What happens if you don’t use subgraph=True but keep messages as the stream mode? The behavior only happens when both are true?

If I just set stream_mode, the llm won’t produce message token by token but the argument of tool is right. So I think if it has some association with stream?

I also tried a single agent, if I set stream_mode=’messages’, the argument of tool call is incorrect too. That makes me guess if it’s caused by stream token? So that the langgraph cannot get a complete content?

Could you provide more detail on how you’re providing the tool result? I’d be surprised if streaming missed tokens generally since we would expect to see similar bugs in a lot of places

Hi @mogitozhang

I figured out this. Let me know if works.

You’re reading partial LLM token chunks. In stream_mode="messages", the stream yields incremental message pieces (tokens), not finalized structured tool calls. When you also enable subgraphs=True, the chunk boundaries and namespacing can make this more visible. The tool itself still receives the correct argument (e.g., 35563), but mid-stream chunks can show transient, incomplete JSON like 3563.

Instead (pick one):

  • Use a state stream for finalized data: rely on updates (or values) to read the finalized tool call and arguments rather than token chunks.
for ns, update in graph.stream(
    {"messages": [{"role": "user", "content": user_input}]},
    config,
    subgraphs=True,
    stream_mode="updates",
):
    # update is a dict of node_name -> {state_delta}
    node_update = next(iter(update.values()))
    if "messages" in node_update:
        last = node_update["messages"][-1]
        # When the AI requests a tool, arguments here are finalized
        tool_calls = getattr(last, "tool_calls", None) or last.get("tool_calls")
        if tool_calls:
            args_json = tool_calls[0]["function"]["arguments"]
            print("Final tool args:", args_json)
  • Keep token streaming, but stream the real args from the tool: emit a custom event from inside the tool to expose the exact parsed arguments you’re executing with.
from langgraph.config import get_stream_writer
from langchain_core.tools import tool

@tool
def get_cards_by_panel_id(id: int) -> str:
    writer = get_stream_writer()
    writer({"tool": "get_cards_by_panel_id", "args": {"id": id}})
    # ... run tool
    return "ok"

for mode, chunk in graph.stream(
    {"messages": [{"role": "user", "content": user_input}]},
    config,
    subgraphs=True,
    stream_mode=["messages", "custom"],
):
    if mode == "messages":
        msg, meta = chunk
        if msg.content:
            print(msg.content, end="", flush=True)
    elif mode == "custom":
        print("\nTool args:", chunk)
  • Disable token streaming on the specific model: if you don’t need tokens from that agent/model, initialize it with disable_streaming=True so only finalized updates come through.

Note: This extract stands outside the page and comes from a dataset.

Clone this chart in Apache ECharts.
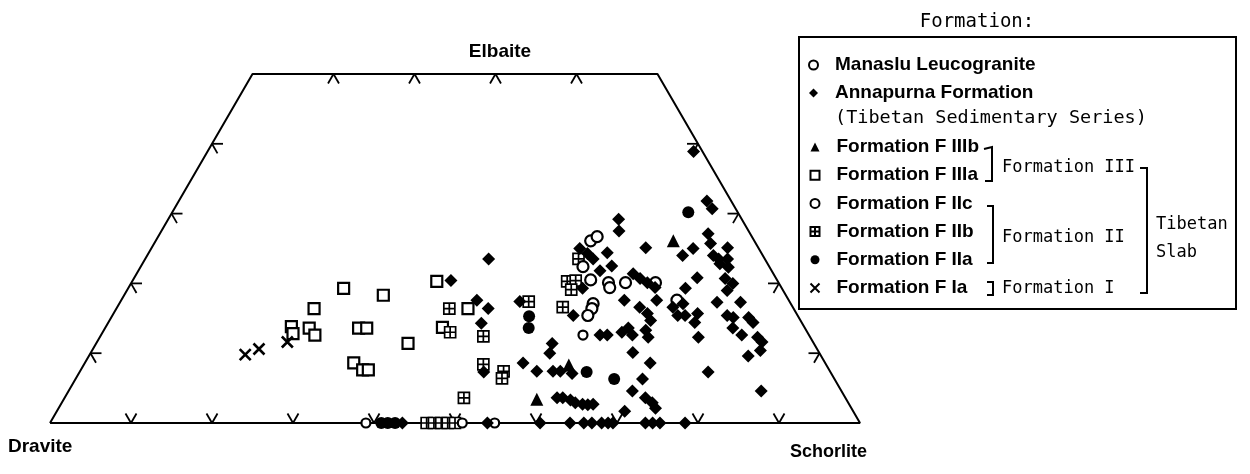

Why this happens: per the docs, messages mode streams LLM outputs token-by-token; tool-call JSON (including arguments) is constructed incrementally and only becomes reliable once the message is complete. See LLM tokens and Stream subgraph outputs:

Optional: upgrade LangGraph/LangChain to the latest version, as streaming + tools has seen fixes and polish over time, but the core guidance above (don’t parse tool-call args from token chunks) remains the recommended approach.

I tried other custom llm model and I found that only the Qwen_32B(which developed by Alibaba) has this problem. After replace it with DeepSeekV3, the id passed to tool become correct when stream_mode is True!

If I still use Qwen_32B, As @pawel-twardziak suggested, I can only set the disable_streaming=True for the llm of `data_agent`

Hi @pawel-twardziak ! Thanks so much for your reply!

The first one and third one works (the second one still return 3563) ! And the third one maybe the best choice for me, because I want stream token as much as possible, so I just set disable_streaming to llm of data_agent.

But after some tests, I found that the problem only occur when I use the Qwen_32B(which developed by Alibaba) as model, If I use DeepSeekinstead, the arguments is correct!

hi @mogitozhang yeah, I faced that before, some OSS models still struggle with tool caling :worried:

Gotcha, that’s a really interesting insight. Will note with the team that Qwen_32B has this issue, glad to hear you found a workaround!